**Request:** Print, word for word, the opening line of the data below and every line after it through the line that contains "import plotly.graph_objects as go", but not the pictures.

**Source material:**
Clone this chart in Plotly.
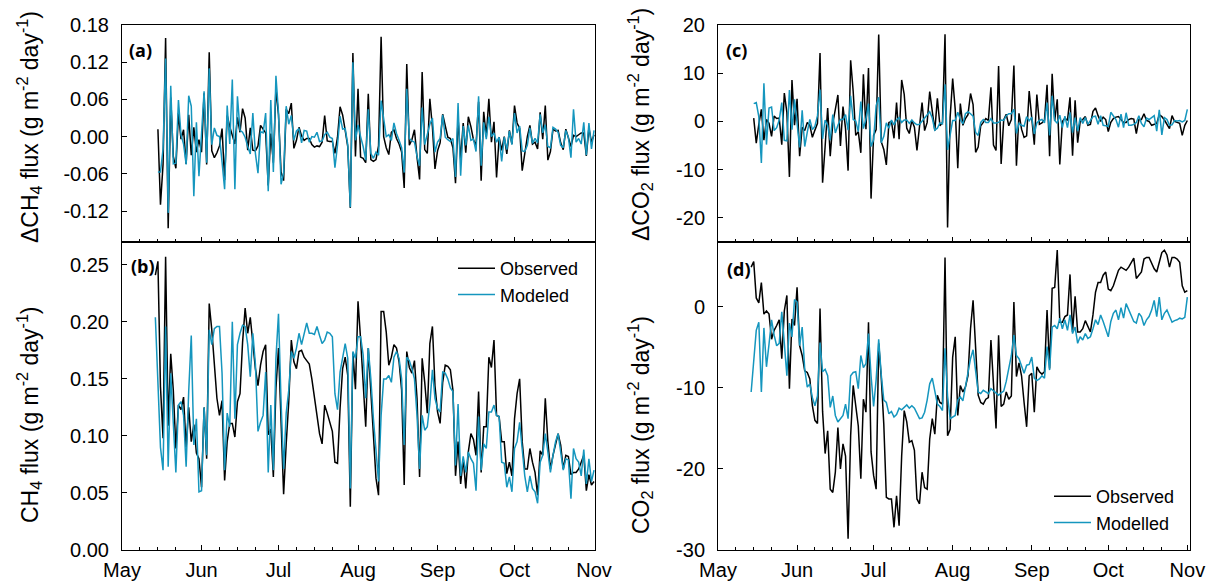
import numpy as np
import pandas as pd
import plotly.graph_objects as go

# Daily fluxes, 14 May to 1 Nov (one value per day, grouped by month)
ch4_obs = [
    0.241, 0.253, 0.143, 0.098, 0.257, 0.109, 0.172, 0.140, 0.089, 0.127, 0.123, 0.134, 0.090, 0.125, 0.095, 0.110, 0.085, 0.080,
    0.055, 0.125, 0.080, 0.216, 0.193, 0.159, 0.133, 0.118, 0.131, 0.061, 0.095, 0.111, 0.111, 0.099, 0.130, 0.137, 0.182,
    0.212, 0.190, 0.204, 0.182, 0.159, 0.144, 0.162, 0.174, 0.180, 0.101, 0.106, 0.064, 0.142,
    0.177, 0.120, 0.049, 0.093, 0.130, 0.184, 0.165, 0.159, 0.174, 0.175, 0.169, 0.166, 0.163, 0.150, 0.133, 0.118,
    0.102, 0.093, 0.127, 0.120, 0.112, 0.104, 0.077, 0.076, 0.124, 0.159, 0.169, 0.153, 0.038, 0.173, 0.141,
    0.218, 0.185, 0.150, 0.108, 0.177, 0.140, 0.100, 0.063, 0.048, 0.209, 0.209, 0.191, 0.162, 0.169, 0.180, 0.177,
    0.165, 0.140, 0.057, 0.174, 0.160, 0.155, 0.166, 0.133, 0.064, 0.168, 0.147, 0.120, 0.181, 0.196, 0.144,
    0.121, 0.111, 0.147, 0.162, 0.161, 0.158, 0.140, 0.065, 0.095, 0.058, 0.080, 0.054, 0.086, 0.102, 0.097,
    0.083, 0.139, 0.068, 0.108, 0.108, 0.169, 0.160, 0.184, 0.118, 0.117, 0.095, 0.095, 0.067, 0.077, 0.065,
    0.115, 0.137, 0.150, 0.095, 0.071, 0.071, 0.089, 0.077, 0.068, 0.048, 0.087, 0.083, 0.133, 0.095, 0.071, 0.083,
    0.092, 0.102, 0.092, 0.071, 0.083, 0.082, 0.066, 0.068, 0.068, 0.071, 0.077, 0.083, 0.052, 0.066, 0.057,
    0.060,
]
ch4_mod = [
    0.204, 0.147, 0.090, 0.070, 0.196, 0.073, 0.155, 0.111, 0.068, 0.127, 0.130, 0.118, 0.073, 0.139, 0.188, 0.092, 0.115, 0.051,
    0.052, 0.125, 0.083, 0.193, 0.180, 0.194, 0.196, 0.196, 0.155, 0.070, 0.120, 0.108, 0.200, 0.115, 0.180, 0.190, 0.197,
    0.196, 0.180, 0.152, 0.190, 0.163, 0.104, 0.112, 0.118, 0.156, 0.068, 0.127, 0.070, 0.168,
    0.207, 0.130, 0.071, 0.120, 0.140, 0.174, 0.168, 0.177, 0.190, 0.180, 0.190, 0.199, 0.190, 0.190, 0.189, 0.196,
    0.188, 0.181, 0.184, 0.191, 0.190, 0.187, 0.137, 0.123, 0.156, 0.168, 0.181, 0.168, 0.054, 0.174, 0.168,
    0.187, 0.187, 0.171, 0.133, 0.177, 0.150, 0.115, 0.090, 0.060, 0.118, 0.150, 0.150, 0.153, 0.147, 0.169, 0.174,
    0.168, 0.150, 0.092, 0.169, 0.166, 0.159, 0.150, 0.118, 0.071, 0.118, 0.105, 0.108, 0.128, 0.158, 0.133,
    0.124, 0.121, 0.156, 0.155, 0.150, 0.142, 0.139, 0.074, 0.128, 0.065, 0.082, 0.068, 0.086, 0.080, 0.076,
    0.052, 0.117, 0.070, 0.093, 0.089, 0.121, 0.121, 0.127, 0.118, 0.117, 0.077, 0.076, 0.055, 0.064, 0.051,
    0.089, 0.095, 0.112, 0.089, 0.065, 0.051, 0.065, 0.054, 0.051, 0.041, 0.077, 0.083, 0.102, 0.086, 0.068, 0.083,
    0.095, 0.102, 0.088, 0.070, 0.080, 0.079, 0.045, 0.089, 0.080, 0.077, 0.065, 0.088, 0.058, 0.080, 0.060,
    0.070,
]
co2_obs = [
    4.9, 5.6, 1.1, 0.5, 3.0, -0.9, -0.5, -0.9, -4.0, -2.9, -2.3, -1.6, -6.4, -0.5, 1.4, -10.1, -1.5, -2.3,
    2.4, -4.8, -6.0, -7.9, -8.1, -8.9, -12.2, -14.0, -14.4, -0.2, -12.9, -18.1, -15.3, -22.5, -22.9,
    -20.4, -14.9, -20.0, -16.9, -18.4, -28.6, -15.9, -9.7, -12.6, -14.7, -21.2, -11.4, -13.0, -1.9, -17.9,
    -20.8, -22.5, -4.5, -8.7, -14.5, -23.5, -23.7, -23.7, -27.2, -23.3, -27.0, -18.4, -12.8, -14.2, -16.7, -16.5,
    -17.7, -23.7, -24.3, -20.4, -22.3, -22.5, -16.3, -13.8, -15.7, -10.9, -11.8, -12.0, 6.1, -15.9, -15.1,
    -6.2, -3.7, -13.4, -9.7, -10.5, -9.9, -8.5, -2.7, 0.8, -5.6, -10.9, -11.8, -12.0, -11.4, -11.2, -4.1,
    -9.0, -15.0, -3.5, -12.3, -12.0, -10.5, -11.4, -11.0, 0.6, -8.6, -6.9, -8.5, -11.8, -14.8, -8.5,
    -8.2, -13.0, -7.4, -8.0, -8.3, -8.0, -0.4, -7.6, 2.3, 2.4, 7.0, -1.9, -1.9, -1.2, -1.0,
    4.0, -3.1, 1.3, -3.1, -3.1, -2.7, -1.7, -2.5, -3.1, -1.0, 1.8, 3.0, 3.0, 3.9, 4.3,
    2.2, 2.0, 2.6, 3.5, 4.5, 4.9, 4.7, 4.5, 4.9, 5.5, 6.0, 3.5, 3.9, 4.3, 5.9, 6.1,
    6.1, 5.3, 4.7, 4.3, 5.7, 6.7, 7.0, 6.4, 4.9, 6.1, 6.1, 5.9, 5.5, 2.6, 1.8,
    2.0,
]
co2_mod = [
    -10.5, -6.8, -2.9, -1.9, -10.5, -2.6, -7.4, -4.6, -1.6, -3.5, -4.8, -4.5, -0.6, -4.5, -8.5, -2.0, -3.7, 0.9,
    0.6, -4.8, -2.5, -7.7, -9.9, -9.5, -11.2, -12.2, -11.0, -4.4, -8.0, -7.7, -8.5, -12.4, -11.0,
    -13.4, -14.2, -13.8, -13.4, -12.0, -13.8, -8.5, -8.1, -8.0, -10.1, -6.0, -7.5, -7.0, -3.3, -8.5,
    -12.3, -9.0, -4.0, -8.4, -11.5, -11.8, -13.2, -12.9, -13.6, -13.3, -12.5, -12.7, -12.4, -12.1, -12.5, -12.2,
    -12.5, -13.2, -13.8, -13.7, -13.0, -11.5, -9.5, -8.8, -10.6, -12.0, -12.3, -12.8, -5.1, -11.0, -13.8,
    -13.6, -13.4, -11.5, -11.1, -11.6, -10.0, -8.0, -6.4, -5.3, -7.6, -10.5, -10.7, -10.3, -10.5, -10.7, -10.1,
    -10.4, -10.7, -10.9, -10.6, -10.4, -9.2, -7.6, -6.0, -3.5, -6.0, -6.4, -7.2, -8.2, -7.2, -7.1,
    -6.2, -8.8, -9.1, -8.9, -8.5, -8.8, -4.9, -7.8, -2.5, -2.3, -2.7, -1.4, -2.7, -1.6, -2.9,
    -1.0, -3.3, -2.5, -4.5, -3.7, -4.1, -3.3, -3.9, -3.7, -2.7, -1.6, -2.2, -1.0, -1.8, -2.7,
    -3.7, -1.8, -0.8, -0.4, -1.6, -0.1, -1.4, 0.4, -0.4, -1.2, -1.8, -2.0, -0.8, -1.2, -2.3, -1.6,
    -1.2, -0.4, 0.8, -1.2, 1.2, -1.6, -0.8, -0.4, -1.2, -1.9, -1.7, -1.6, -1.4, -1.5, -1.3,
    1.2,
]

month_starts = ["2014-05-01", "2014-06-01", "2014-07-01", "2014-08-01",
                "2014-09-01", "2014-10-01", "2014-11-01"]
month_labels = ["May", "Jun", "Jul", "Aug", "Sep", "Oct", "Nov"]

dates = pd.date_range("2014-05-14", periods=len(ch4_obs), freq="D")

# day-to-day change in flux
d_ch4_obs = np.diff(ch4_obs)
d_ch4_mod = np.diff(ch4_mod)
d_co2_obs = np.diff(co2_obs)
d_co2_mod = np.diff(co2_mod)
d_dates = dates[1:]

BLACK = "#000000"
TEAL = "#1596BE"
W, H = 1206, 583
FONT = "Liberation Sans, Arial, sans-serif"


def fx(p):
    return p / W


def fy(p):
    return 1 - p / H


fig = go.Figure()

panels = [
    # (xaxis, yaxis, x-values, observed, modelled, legend, modelled name)
    ("x", "y", d_dates, d_ch4_obs, d_ch4_mod, None, "Modeled"),
    ("x2", "y2", dates, ch4_obs, ch4_mod, "legend", "Modeled"),
    ("x3", "y3", d_dates, d_co2_obs, d_co2_mod, None, "Modelled"),
    ("x4", "y4", dates, co2_obs, co2_mod, "legend2", "Modelled"),
]
for xa, ya, xs, obs, mod, leg, mname in panels:
    show = leg is not None
    fig.add_trace(go.Scatter(x=xs, y=obs, mode="lines", name="Observed",
                             line=dict(color=BLACK, width=1.5),
                             xaxis=xa, yaxis=ya, showlegend=show,
                             legend=leg if show else "legend"))
    fig.add_trace(go.Scatter(x=xs, y=mod, mode="lines", name=mname,
                             line=dict(color=TEAL, width=1.5),
                             xaxis=xa, yaxis=ya, showlegend=show,
                             legend=leg if show else "legend"))

minor_days = []
for m in range(5, 11):
    for d in (8, 15, 22):
        minor_days.append(f"2014-{m:02d}-{d:02d}")

tickfont = dict(family=FONT, size=20, color="black")


def xaxis(domain, rng, labels):
    return dict(
        domain=domain, type="date", range=rng, automargin=False,
        tickmode="array", tickvals=month_starts, ticktext=month_labels,
        showticklabels=labels, ticks="inside", ticklen=5, tickwidth=1,
        tickcolor="black", showline=True, linecolor="black", linewidth=1,
        mirror=True, showgrid=False, zeroline=False, tickfont=tickfont,
        ticklabelstandoff=2,
        minor=dict(tickmode="array", tickvals=minor_days, ticks="inside",
                   ticklen=3, tickwidth=1, tickcolor="black", showgrid=False),
    )


def yaxis(domain, rng, vals, texts, anchor):
    return dict(
        domain=domain, range=rng, anchor=anchor, automargin=False,
        tickmode="array", tickvals=vals, ticktext=texts,
        ticks="inside", ticklen=5, tickwidth=1, tickcolor="black",
        showline=True, linecolor="black", linewidth=1, mirror=True,
        showgrid=False, zeroline=False, tickfont=tickfont,
        ticklabelstandoff=8,
    )


left_dom = [fx(122), fx(595)]
right_dom = [fx(718), fx(1190)]
top_dom = [fy(242), fy(25)]
bot_dom = [fy(550), fy(242)]
left_rng = ["2014-05-01", "2014-11-01 09:00"]
right_rng = ["2014-05-01", "2014-11-02 01:00"]

a_vals = [-0.12, -0.06, 0.0, 0.06, 0.12, 0.18]
b_vals = [0.0, 0.05, 0.10, 0.15, 0.20, 0.25]
c_vals = [-20, -10, 0, 10, 20]
d_vals = [-30, -20, -10, 0]

legend_style = dict(xanchor="left", yanchor="top", bgcolor="rgba(0,0,0,0)",
                    font=dict(family=FONT, size=18), tracegroupgap=0,
                    itemwidth=37)

fig.update_layout(
    width=W, height=H, margin=dict(l=0, r=0, t=0, b=0, autoexpand=False),
    paper_bgcolor="white", plot_bgcolor="white",
    font=dict(family=FONT, size=18, color="black"),
    xaxis=xaxis(left_dom, left_rng, False) | dict(anchor="y"),
    xaxis2=xaxis(left_dom, left_rng, True) | dict(anchor="y2"),
    xaxis3=xaxis(right_dom, right_rng, False) | dict(anchor="y3"),
    xaxis4=xaxis(right_dom, right_rng, True) | dict(anchor="y4"),
    yaxis=yaxis(top_dom, [-0.17, 0.18], a_vals,
                [f"{v:.2f}" for v in a_vals], "x"),
    yaxis2=yaxis(bot_dom, [0, 0.27], b_vals,
                 [f"{v:.2f}" for v in b_vals], "x2"),
    yaxis3=yaxis(top_dom, [-25, 20], c_vals, [str(v) for v in c_vals], "x3"),
    yaxis4=yaxis(bot_dom, [-30, 8], d_vals, [str(v) for v in d_vals], "x4"),
    legend=dict(x=fx(453), y=fy(250), **legend_style),
    legend2=dict(x=fx(1049), y=fy(478), **legend_style),
)

unit = " flux (g m<sup>-2</sup> day<sup>-1</sup>)"
titles = [
    ("\u0394CH<sub>4</sub>" + unit, 29, 127),
    ("CH<sub>4</sub>" + unit, 29, 415),
    ("\u0394CO<sub>2</sub>" + unit, 640, 125),
    ("CO<sub>2</sub>" + unit, 640, 425),
]
for text, px, py in titles:
    fig.add_annotation(text=text, x=fx(px), y=fy(py), xref="paper", yref="paper",
                       textangle=-90, showarrow=False, xanchor="center",
                       yanchor="middle", font=dict(family=FONT, size=23))

labels = [("(a)", 127, 50), ("(b)", 129, 266), ("(c)", 724, 50), ("(d)", 725, 269)]
for text, px, py in labels:
    fig.add_annotation(text=f"<b>{text}</b>", x=fx(px), y=fy(py), xref="paper",
                       yref="paper", showarrow=False, xanchor="left",
                       yanchor="middle",
                       font=dict(family="Open Sans, sans-serif", size=18))

fig.write_html("out.html")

**Answer below:**
Clone this chart in Plotly.
import numpy as np
import pandas as pd
import plotly.graph_objects as go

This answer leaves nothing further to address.